Cars pollute the atmosphere. So a government decides that in 2006,  
all cars on the road must produce a maximum of x parts per million in  
CO2, where x is a technically achievable number.

Now let's say that x is so low that no cars made before 2001 could  
achieve it, and only 5% of new cars meet it. Furthermore, there  
aren't enough of those cars to go around, and they start at 60% of  
the country's average salary; kits to fix existing cars are  
expensive, take mechanics lots of time to install, and are not  
available in adequate numbers to meet demand. Most cars cannot meet  
that standard, ever, and that means millions, including the most  
disadvantaged groups, risk legal trouble if they continue to drive  
them. The result would be economic disaster (and in the US, anyway,  
perhaps revolution), because people will have been forced to spend  
money to meet the letter of the law, without ever sharing the  
underlying goal.

This is an elaborate analogy, I know, but each part of it matches up  
with the Web today. We have ten years of legacy sites. Standards- 
based design didn't appear as a fully-formed methodology until 1998,  
didn't catch on until well after 2000, and is still not nearly an  
industry standard. Many college-level HTML classes still teach tag  
soup. And I can tell you who in the world I trust to produce valid  
content at all times because _I am on a first-name basis with each of  
them_. That is, maybe a hundred out of _millions_ of content producers.

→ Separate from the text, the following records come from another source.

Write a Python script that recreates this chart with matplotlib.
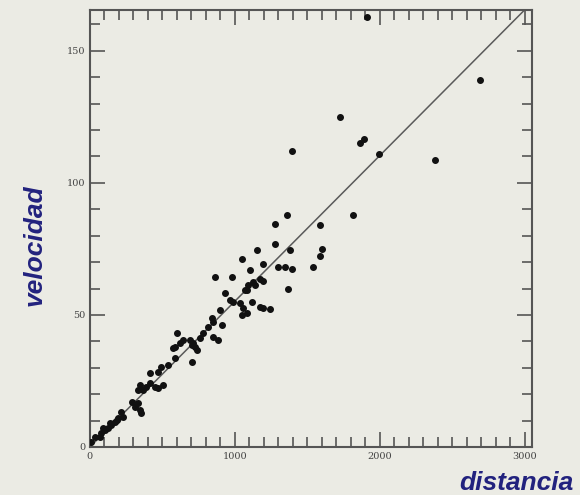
import numpy as np
import matplotlib
matplotlib.use('Agg')
import matplotlib.pyplot as plt
from matplotlib.ticker import MultipleLocator

# distance / velocity
distancia = [1910, 2690, 1724, 1393, 1862, 1890, 1993, 2379, 1356, 1816,
             1276, 1586, 1276, 1149, 1379, 1598, 1586, 1046, 1195, 1103,
             1299, 1345, 1391, 1540, 977, 862, 1124, 1172, 1090, 1195,
             1368, 1069, 1138, 1081, 931, 966, 989, 1034, 1057, 1081,
             1046, 1115, 1172, 1241, 1195, 897, 839, 850, 908, 816,
             781, 759, 850, 885, 712, 736, 643, 598, 586, 690,
             701, 724, 701, 572, 619, 584, 538, 492, 469, 414,
             343, 331, 366, 388, 412, 446, 469, 503, 331, 343,
             354, 287, 310, 216, 228, 193, 170, 147, 124, 101,
             78, 67, 184, 138, 92, 34, 10]
velocidad = [163, 139, 125, 112, 115, 116.5, 111, 108.5, 88, 88,
             84.5, 84, 77, 74.4, 74.4, 75, 72.5, 71.2, 69.3, 67,
             68.3, 68, 67.4, 68.3, 64.3, 64.3, 62.5, 63.6, 61.5, 62.9,
             60, 59.5, 61.4, 59.5, 58.2, 55.7, 55, 54.4, 52.5, 50.6,
             50, 55, 53.1, 52.2, 52.5, 51.9, 48.7, 47.5, 46.2, 45.6,
             43, 41.2, 41.8, 40.5, 39.3, 36.7, 40.5, 43, 38, 40.5,
             38.6, 38, 32.3, 37.4, 39.3, 33.6, 31, 30.4, 28.5, 27.9,
             23.5, 21.6, 21.6, 22.8, 24.1, 22.8, 22.2, 23.5, 16.6, 14,
             12.7, 17.2, 15.3, 13.4, 11.5, 10.9, 9.6, 8.3, 7.1, 6.4,
             5.2, 3.9, 10.2, 9, 7.1, 3.9, 2]
pendiente = 0.0552
xticks = [0, 1000, 2000, 3000]
yticks = [0, 50, 100, 150]

bg = '#ebebe4'
azul = '#22227e'
gris = '#555555'

f = plt.figure(figsize=(5.8, 4.95), dpi=100, facecolor=bg)
ax = f.add_axes([0.155, 0.097, 0.762, 0.883], facecolor=bg)

xl = np.array([0, 3048])
ax.plot(xl, pendiente*xl, '-', color='#5a5a5a', lw=1.1, zorder=2)
ax.scatter(distancia, velocidad, s=16, color='#111111', zorder=3)

ax.set_xlim(0, 3048)
ax.set_ylim(0, 165.5)
ax.set_xticks(xticks)
ax.set_yticks(yticks)
ax.xaxis.set_minor_locator(MultipleLocator(100))
ax.yaxis.set_minor_locator(MultipleLocator(10))
ax.tick_params(which='both', direction='in', top=True, right=True,
               color=gris, width=1.2, labelsize=7, labelcolor='#444444')
ax.tick_params(which='major', length=11)
ax.tick_params(which='minor', length=7)
for lab in ax.get_xticklabels() + ax.get_yticklabels():
    lab.set_family('DejaVu Serif')
for s in ax.spines.values():
    s.set_color(gris)
    s.set_linewidth(1.5)

f.text(0.06, 0.505, 'velocidad', rotation=90, ha='center', va='center',
       fontsize=19, fontweight='bold', fontstyle='italic', color=azul,
       family='Liberation Sans')
f.text(0.89, 0.024, 'distancia', ha='center', va='center',
       fontsize=19, fontweight='bold', fontstyle='italic', color=azul,
       family='Liberation Sans')

f.savefig('out.png', dpi=100, facecolor=bg)
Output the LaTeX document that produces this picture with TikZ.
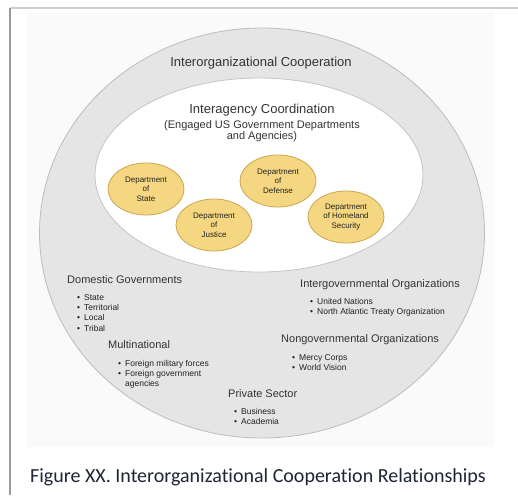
\documentclass[tikz,border=0pt]{standalone}
\usepackage{fontspec}
\setmainfont{Liberation Sans}
\newfontfamily\captionfont[Ligatures=NoCommon]{Carlito}
\usetikzlibrary{shapes.geometric}
\definecolor{framegray}{HTML}{9A9A9A}
\definecolor{toplinegray}{HTML}{CFCFCF}
\definecolor{panelgray}{HTML}{FAFAFA}
\definecolor{outerfill}{HTML}{E5E5E5}
\definecolor{outerline}{HTML}{BDBDBD}
\definecolor{innerline}{HTML}{C4C4C4}
\definecolor{deptfill}{HTML}{F6D781}
\definecolor{deptline}{HTML}{C9A650}
\definecolor{labeltext}{HTML}{333333}
\definecolor{depttext}{HTML}{222222}
\definecolor{captiontext}{HTML}{1E2533}
\tikzstyle{dept}=[ellipse,draw=deptline,fill=deptfill,line width=0.8pt,minimum width=76pt,minimum height=52pt,inner sep=0pt,align=center,font=\fontsize{8}{9.5}\selectfont,text=depttext]
\tikzstyle{title}=[inner sep=0pt,font=\fontsize{13}{15}\selectfont,text=labeltext]
\tikzstyle{group}=[anchor=base west,inner sep=0pt,font=\fontsize{11}{13}\selectfont,text=labeltext]
\tikzstyle{items}=[anchor=base west,inner sep=0pt,font=\fontsize{8.5}{10.4}\selectfont,text=depttext]
\newcommand{\bulletlist}[1]{\begin{tabular}[t]{@{}l@{\hspace{4pt}}l@{}}#1\end{tabular}}

\begin{document}
\begin{tikzpicture}[x=1pt,y=-1pt]
        \useasboundingbox (0,0) rectangle (518,495);
        % frame and panel
        \fill[panelgray] (27,12) rectangle (494,447);
        \draw[toplinegray,line width=1.2pt] (10,8) -- (518,8);
        \draw[framegray,line width=1.4pt] (10,8) -- (10,495);
        % circles
        \node[ellipse,draw=outerline,fill=outerfill,line width=0.8pt,minimum width=445pt,minimum height=410pt] (outer) at (262,233) {};
        \node[ellipse,draw=innerline,fill=white,line width=0.8pt,minimum width=328pt,minimum height=194pt] (inner) at (259,175) {};
        \node[title] (coop) at (261,63) {Interorganizational Cooperation};
        \node[title] (coord) at (262,110) {Interagency Coordination};
        \node[inner sep=0pt,align=center,font=\fontsize{11}{11}\selectfont,text=labeltext] (engaged) at (262,131.5) {(Engaged US Government Departments\\and Agencies)};
        % departments
        \node[dept] (state) at (146,189) {Department\\of\\State};
        \node[dept] (justice) at (214,225) {Department\\of\\Justice};
        \node[dept] (defense) at (278,181) {Department\\of\\Defense};
        \node[dept] (homeland) at (346,217) {Department\\of Homeland\\Security};
        % partner groups
        \node[group] (domestic) at (67,283) {Domestic Governments};
        \node[items] (domlist) at (77,300) {\bulletlist{\textbullet & State\\ \textbullet & Territorial\\ \textbullet & Local\\ \textbullet & Tribal}};
        \node[group] (multi) at (108,348) {Multinational};
        \node[items] (multilist) at (118,366) {\bulletlist{\textbullet & Foreign military forces\\ \textbullet & Foreign government\\ & agencies}};
        \node[group] (private) at (228,397) {Private Sector};
        \node[items] (privlist) at (234,414) {\bulletlist{\textbullet & Business\\ \textbullet & Academia}};
        \node[group] (igo) at (300,287) {Intergovernmental Organizations};
        \node[items] (igolist) at (310,304) {\bulletlist{\textbullet & United Nations\\ \textbullet & North Atlantic Treaty Organization}};
        \node[group] (ngo) at (281,342) {Nongovernmental Organizations};
        \node[items] (ngolist) at (292,360) {\bulletlist{\textbullet & Mercy Corps\\ \textbullet & World Vision}};
        % caption
        \node[inner sep=0pt,font=\captionfont\fontsize{20}{24}\selectfont,text=captiontext] (caption) at (258,477) {Figure XX. Interorganizational Cooperation Relationships};
    \end{tikzpicture}
\end{document}
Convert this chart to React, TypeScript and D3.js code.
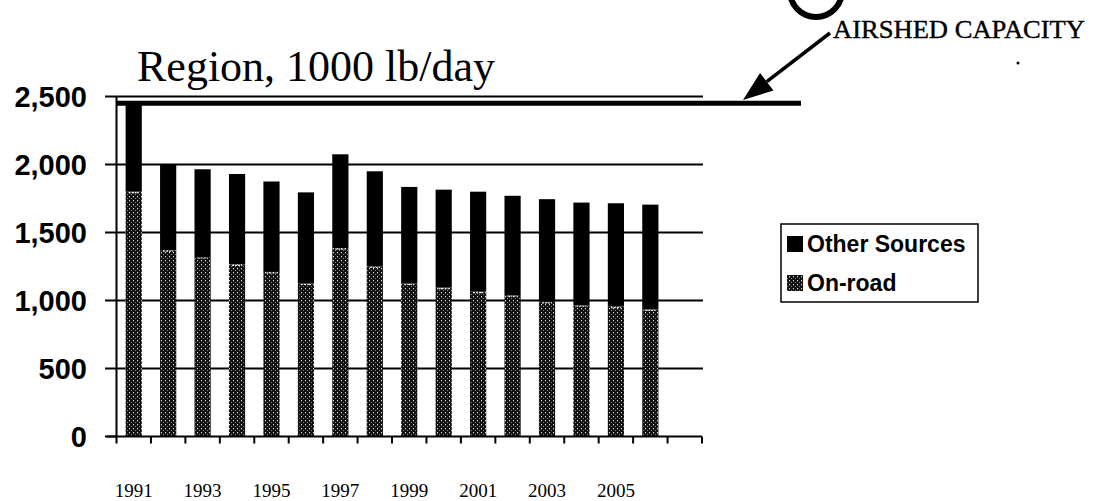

Worse is the state of authoring tools. Now, remember when I say this  
that the last 3 years of my career have been spent working on this  
area. And of all of the WYSIWYG tools, content management systems,  
export engines, and so on, I've seen nearly all of them produce  
invalid content at some point. Those are the good ones: recently- 
released tools, many of which try to maintain validity. The old stuff  
is impossible, or nearly so, to make valid, and that's provided you  
have the skills in your organization to get it done, and lots and  
lots of time to do it. Again, this is work that is not primarily  
about accessibility: it is merely passing a validity test, and  
remediation would probably be done by people who won't apply the  
semantics or metadata needed to meet the rest of WCAG. They'll just  
push the button and hope to get a treat. These are the cargo-cult  
programmers I was talking about at the f2f, and they won't make  
things any better.

Then there are the third-party additions: many sites import chunks of  
code from here and there, and don't have any control over whether or  
not that fragment is valid. I'm in this situation right now: a client  
of mine uses a third-party control that contains bogus attributes. I  
could threaten my client or this other vendor until I'm blue in the  
face, but as it is, it won't break anyone's experience to keep those  
attributes there, and I can't change it short of re-architecting  
another company's system from scratch for free. So what value should  
I put in a document that tells me I'm inaccessible when I know for a  
fact that's not the case?

To sum up, the problem set: too few products that do what is required  
out of the box. Too much expense to bring the horribly broken stuff  
out there, which is to say, 95-99% of the web, up to conformance. No  
margin for error. And a world of developers who are under-equipped  
both in their own skill level and the universe of tools available to  
them today to reliably make it happen. This is the Web in November  
2005 that I'm talking about. Seriously, look around and try to tell  
me otherwise. I'm an idealist, like all of you. I do standards-based  
design as the minimum starting point for every project I work on. I  
evangelize it to every audience I speak to. I say that producing  
valid, semantic code at all times is the only sustainable way to  
produce accessible content day in and day out. I wish all of you  
would understand that I object to this not because it's more  
convenient for me, or because I stand to gain in some way from it,  
but simply because it is bad policy to advance to the world at large.

If a government did what I outlined for automobiles, they would be  
seen as out of touch with reality, and actively causing damage to the  
cause they were planning to help. This is the same situation:  
validity at level 1 turns this document from a specification  
outlining problems and minimum measurable solutions into a vehicle  
for advancing a religious war.

The next argument put forth, if I've been paying any attention to  
these dustups, is: well, then, the governments should be the ones to  
relax the requirements. But how many of us really want to see every  
government who evaluates WCAG 2 open it up and pick which things they  
want to do? We will not have advanced accessibility worldwide if we  
can't produce something that everyone can agree is the absolute  
minimum that is necessary and sufficient to raise access standards  
for users with disabilities, for all content, in all localities. To  
require validity without airtight evidence that it is necessary,  
sufficient, and the least restrictive means of achieving that goal,  
we're not shooting ourselves in the foot. We're shooting ourselves in  
the head.

If you want to create an environment where it is reasonable to expect  
valid code at all times, then you should be calling authoring tool  
vendors every day demanding that they produce valid code at all  
times. Better yet, get them to commit to conforming to ATAG. That's  
what it's there for. But until the full cycle of content development  
can be made valid in more than a small utopia of individual  
instances, it must not be a minimum requirement.